The relationship between a mother and a child is unique. And so throughout the year we honor Mary under a variety of titles. The apparitions such as at Guadalupe are not considered dogma and no Catholic is required to believe in them. They are classified as "private revelation."
The catechism says about these private revelations,
It is not their role to improve or complete Christ’s definitive revelation but to help live more fully by it in a certain period of history. (Catechism of the Catholic Church 67)
It seems to me quite reasonable to believe that God has allowed Mary to continue to exercise that maternal role and to appear at particular times and places, pointing people toward her son, and calling us to unity and peace.
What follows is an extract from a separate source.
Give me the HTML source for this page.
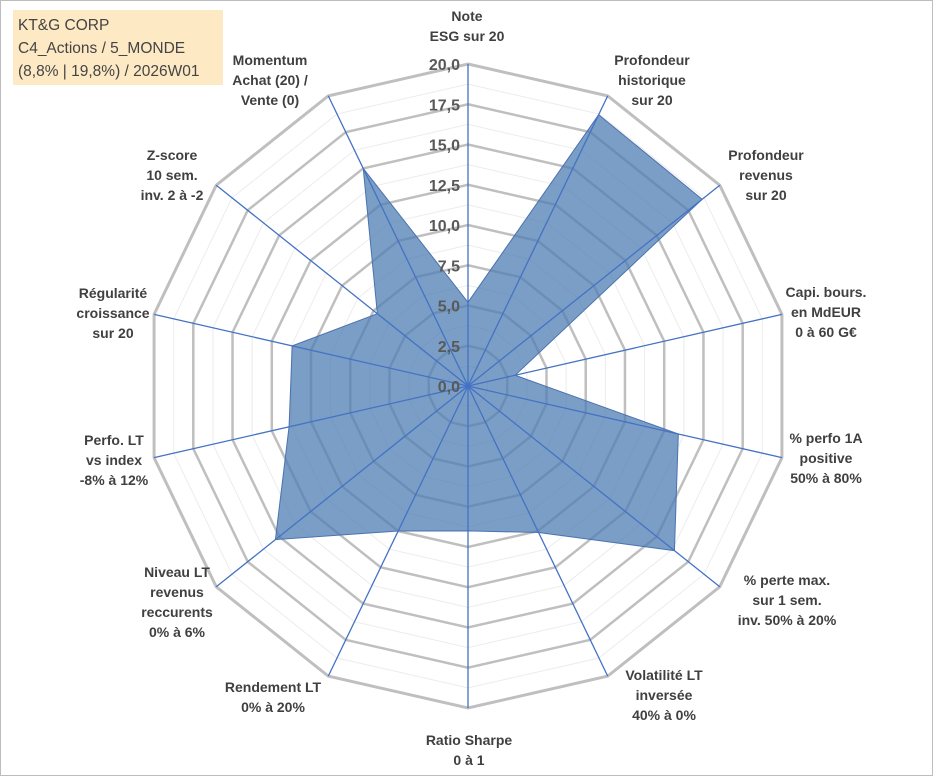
<!DOCTYPE html>
<html><head><meta charset="utf-8"><style>
body{margin:0;width:933px;height:776px;background:#fff;overflow:hidden;font-family:"Liberation Sans",sans-serif}
#frame{position:absolute;left:0;top:0;width:931px;height:774px;border:1px solid #bdbdbd}
#title{position:absolute;left:13px;top:10px;width:210px;height:75px;background:#fde9c4;color:#444;font-size:15.5px;line-height:23px;padding:4px 0 0 5px;box-sizing:border-box}
.lbl{position:absolute;transform:translateX(-50%);text-align:center;font-weight:bold;font-size:14px;line-height:20px;color:#404040;white-space:nowrap}
svg{position:absolute;left:0;top:0}
</style></head><body>
<div id="frame"></div>
<div id="title">KT&amp;G CORP<br>C4_Actions / 5_MONDE<br>(8,8% | 19,8%) / 2026W01</div>
<svg id="chart" width="933" height="776"></svg>
<div class="lbl" style="left:467px;top:6px">Note<br>ESG sur 20</div>
<div class="lbl" style="left:652px;top:50px">Profondeur<br>historique<br>sur 20</div>
<div class="lbl" style="left:766px;top:145px">Profondeur<br>revenus<br>sur 20</div>
<div class="lbl" style="left:826px;top:282px">Capi. bours.<br>en MdEUR<br>0 à 60 G€</div>
<div class="lbl" style="left:826px;top:428px">% perfo 1A<br>positive<br>50% à 80%</div>
<div class="lbl" style="left:787px;top:570px">% perte max.<br>sur 1 sem.<br>inv. 50% à 20%</div>
<div class="lbl" style="left:664px;top:665px">Volatilité LT<br>inversée<br>40% à 0%</div>
<div class="lbl" style="left:469px;top:730px">Ratio Sharpe<br>0 à 1</div>
<div class="lbl" style="left:273px;top:677px">Rendement LT<br>0% à 20%</div>
<div class="lbl" style="left:177px;top:562px">Niveau LT<br>revenus<br>reccurents<br>0% à 6%</div>
<div class="lbl" style="left:114px;top:430px">Perfo. LT<br>vs index<br>-8% à 12%</div>
<div class="lbl" style="left:113px;top:283px">Régularité<br>croissance<br>sur 20</div>
<div class="lbl" style="left:172px;top:145px">Z-score<br>10 sem.<br>inv. 2 à -2</div>
<div class="lbl" style="left:270px;top:50px">Momentum<br>Achat (20) /<br>Vente (0)</div>
<script>
const categories=["Note ESG","Profondeur historique","Profondeur revenus","Capi","% perfo 1A","% perte max","Volatilité LT","Ratio Sharpe","Rendement LT","Niveau LT revenus","Perfo LT","Régularité","Z-score","Momentum"];
const values=[5.2,18.7,18.6,3.0,13.4,16.4,10.1,9.0,10.0,15.3,11.4,11.2,7.2,15.0];
const tickValues=[0,2.5,5,7.5,10,12.5,15,17.5,20];
const tickLabels=["0,0","2,5","5,0","7,5","10,0","12,5","15,0","17,5","20,0"];
const cx=468,cy=386,R=322,maxV=20,N=categories.length;
const svg=document.getElementById('chart');const ns='http://www.w3.org/2000/svg';
function rr(v){return v/maxV*R;}
function pt(i,v){const a=i*2*Math.PI/N;return [cx+rr(v)*Math.sin(a),cy-rr(v)*Math.cos(a)];}
function mk(t,at){const e=document.createElementNS(ns,t);for(const k in at)e.setAttribute(k,at[k]);svg.appendChild(e);return e;}
// minor rings
for(let k=0;k<tickValues.length-1;k++){const v=(tickValues[k]+tickValues[k+1])/2;
 const p=mk('polygon',{points:categories.map((c,i)=>pt(i,v).join(',')).join(' '),fill:'none',stroke:'#ececec','stroke-width':1});
 
 }
tickValues.forEach(v=>{if(v===0)return;
 const p=mk('polygon',{points:categories.map((c,i)=>pt(i,v).join(',')).join(' '),fill:'none',stroke:'#bfbfbf','stroke-width':v===maxV?3:2.5});
 
 });
const poly=mk('polygon',{points:values.map((v,i)=>pt(i,v).join(',')).join(' '),fill:'#4f7db3','fill-opacity':0.75,stroke:'#4a72b0','stroke-width':1});


categories.forEach((c,i)=>{const p=pt(i,maxV);
 const l=mk('line',{x1:cx,y1:cy,x2:p[0],y2:p[1],stroke:'#4472c4','stroke-width':1.3});
 
 });
tickValues.forEach((v,k)=>{const t=mk('text',{x:cx-8,y:cy-rr(v)+6,'text-anchor':'end','font-size':16,'font-weight':'bold',fill:'#595959','font-family':'Liberation Sans, sans-serif'});
 t.textContent=tickLabels[k];
 
 });
</script>
</body></html>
At least in our house, mom was always the one who reminded us that we were supposed to love one another.
Today we celebrate a series of apparitions that began December 9 1531. In them Mary appears as an indigenous woman to a man named Juan Diego. She not only looked like him, she spoke to him in his language Nahuatl. But the roses that bloomed as part of the miracle were not native to Mexico. They were Castilian.
She was there to unite the two peoples: the Spaniards and the Aztecs.
Recent events have reminded us that we still suffer great ethnic division in our own nation. Today as we honor Mary as Our Lady of Guadalupe let us pray the message of unity she brought to Mexico almost 500 years ago will resound in our hearts and in our nation.